• _INFORMATION GIVEN_
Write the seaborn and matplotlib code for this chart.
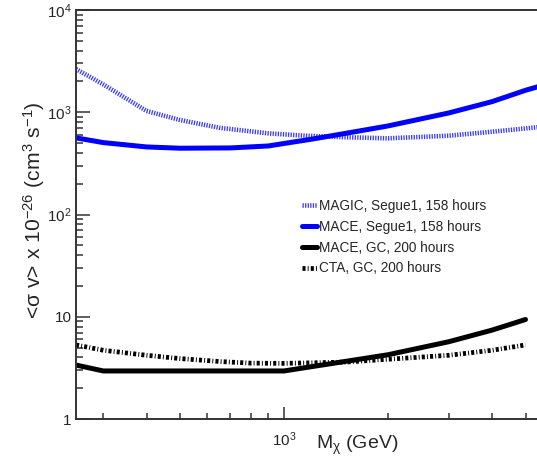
import numpy as np
import pandas as pd
import matplotlib
matplotlib.use("Agg")
import matplotlib.pyplot as plt
import matplotlib.ticker as mticker
import seaborn as sns

# ---- data ----
magic_mass = [250, 300, 400, 500, 650, 900, 1150, 1500, 2000, 3000, 4000, 5000, 6000]
magic_sv = [2650, 1870, 1030, 840, 705, 622, 590, 570, 556, 590, 645, 695, 740]

mace_seg_mass = [250, 300, 400, 500, 700, 900, 1000, 1200, 1500, 2000, 3000, 4000, 5000, 6000]
mace_seg_sv = [562, 505, 458, 445, 448, 468, 495, 545, 620, 735, 985, 1270, 1640, 1960]

mace_gc_mass = [250, 300, 1000, 2000, 3000, 4000, 5000]
mace_gc_sv = [3.37, 2.95, 2.95, 4.25, 5.7, 7.4, 9.4]

cta_mass = [250, 300, 400, 500, 650, 800, 1000, 1500, 2000, 3000, 4000, 5000]
cta_sv = [5.3, 4.7, 4.2, 3.9, 3.65, 3.52, 3.5, 3.6, 3.84, 4.2, 4.7, 5.3]

series_labels = ["MAGIC, Segue1, 158 hours", "MACE, Segue1, 158 hours",
                 "MACE, GC, 200 hours", "CTA, GC, 200 hours"]

y_ticks = [1, 10, 100, 1000, 10000]
y_tick_labels = ["1", "10", "$10^{2}$", "$10^{3}$", "$10^{4}$"]
x_ticks = [1000]
x_tick_labels = ["$10^{3}$"]

# ---- style ----
sns.set_style("white")
plt.rcParams["font.family"] = ["Liberation Sans", "DejaVu Sans"]
plt.rcParams["mathtext.fontset"] = "custom"
plt.rcParams["mathtext.rm"] = "Liberation Sans"
plt.rcParams["mathtext.it"] = "Liberation Sans:italic"
plt.rcParams["mathtext.bf"] = "Liberation Sans:bold"
plt.rcParams["mathtext.default"] = "regular"

fig = plt.figure(figsize=(5.37, 4.68), dpi=100)
ax = fig.add_axes([0.1415, 0.1047, 0.8737, 0.8739])

df_magic = pd.DataFrame({"m": magic_mass, "sv": magic_sv})
df_mseg = pd.DataFrame({"m": mace_seg_mass, "sv": mace_seg_sv})
df_mgc = pd.DataFrame({"m": mace_gc_mass, "sv": mace_gc_sv})
df_cta = pd.DataFrame({"m": cta_mass, "sv": cta_sv})

sns.lineplot(data=df_magic, x="m", y="sv", ax=ax, color="#3a3aff", lw=3.3,
             linestyle=(0, (0.28, 0.28)), label=series_labels[0])
sns.lineplot(data=df_mseg, x="m", y="sv", ax=ax, color="#0000ff", lw=3.6,
             label=series_labels[1])
sns.lineplot(data=df_mgc, x="m", y="sv", ax=ax, color="black", lw=3.6,
             label=series_labels[2])
sns.lineplot(data=df_cta, x="m", y="sv", ax=ax, color="black", lw=3.4,
             linestyle=(0, (0.65, 0.45, 0.2, 0.45)), label=series_labels[3])

ax.set_xscale("log")
ax.set_yscale("log")
ax.set_xlim(250, 5700)
ax.set_ylim(1, 10000)

ax.yaxis.set_major_locator(mticker.FixedLocator(y_ticks))
ax.yaxis.set_major_formatter(mticker.FixedFormatter(y_tick_labels))
ax.yaxis.set_minor_locator(mticker.LogLocator(base=10, subs=np.arange(2, 10)))
ax.yaxis.set_minor_formatter(mticker.NullFormatter())
ax.xaxis.set_major_locator(mticker.FixedLocator(x_ticks))
ax.xaxis.set_major_formatter(mticker.FixedFormatter(x_tick_labels))
ax.xaxis.set_minor_locator(mticker.LogLocator(base=10, subs=np.arange(2, 10)))
ax.xaxis.set_minor_formatter(mticker.NullFormatter())

for s in ax.spines.values():
    s.set_color("#333333")
    s.set_linewidth(1.4)

ax.tick_params(axis="y", which="major", direction="in", length=10, width=1.1,
               color="#333333", labelsize=11, pad=3, left=True)
ax.tick_params(axis="y", which="minor", direction="in", length=5, width=1.1,
               color="#333333", left=True)
ax.tick_params(axis="x", which="major", direction="in", length=9, width=1.1,
               color="#333333", labelsize=11, pad=8, bottom=True)
ax.tick_params(axis="x", which="minor", direction="in", length=4.5, width=1.1,
               color="#333333", bottom=True)

ax.set_ylabel("<σ v> x 10$^{-26}$ (cm$^{3}$ s$^{-1}$)", fontsize=15.2, va="center")
ax.yaxis.set_label_coords(-0.089, 0.511)
ax.set_xlabel("M$_{χ}$ (GeV)", fontsize=14, va="center")
ax.xaxis.set_label_coords(0.599, -0.064)

ax.legend(loc="upper left", bbox_to_anchor=(0.5624, 0.575),
          bbox_transform=fig.transFigure, frameon=False, fontsize=9.8,
          handlelength=1.1, handletextpad=0.15, labelspacing=0.5,
          borderpad=0, borderaxespad=0)

fig.savefig("out.png", dpi=100)
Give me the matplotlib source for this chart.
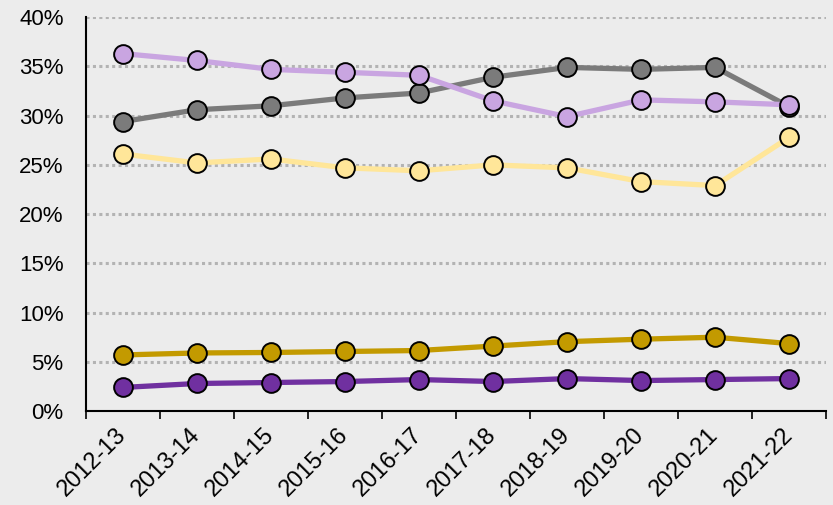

• _INSTRUCTION_
Gather from the entries above all lines that include the string "seaborn".

• _EXERCISE RESULT_
Write the seaborn and matplotlib code for this chart.
import seaborn as sns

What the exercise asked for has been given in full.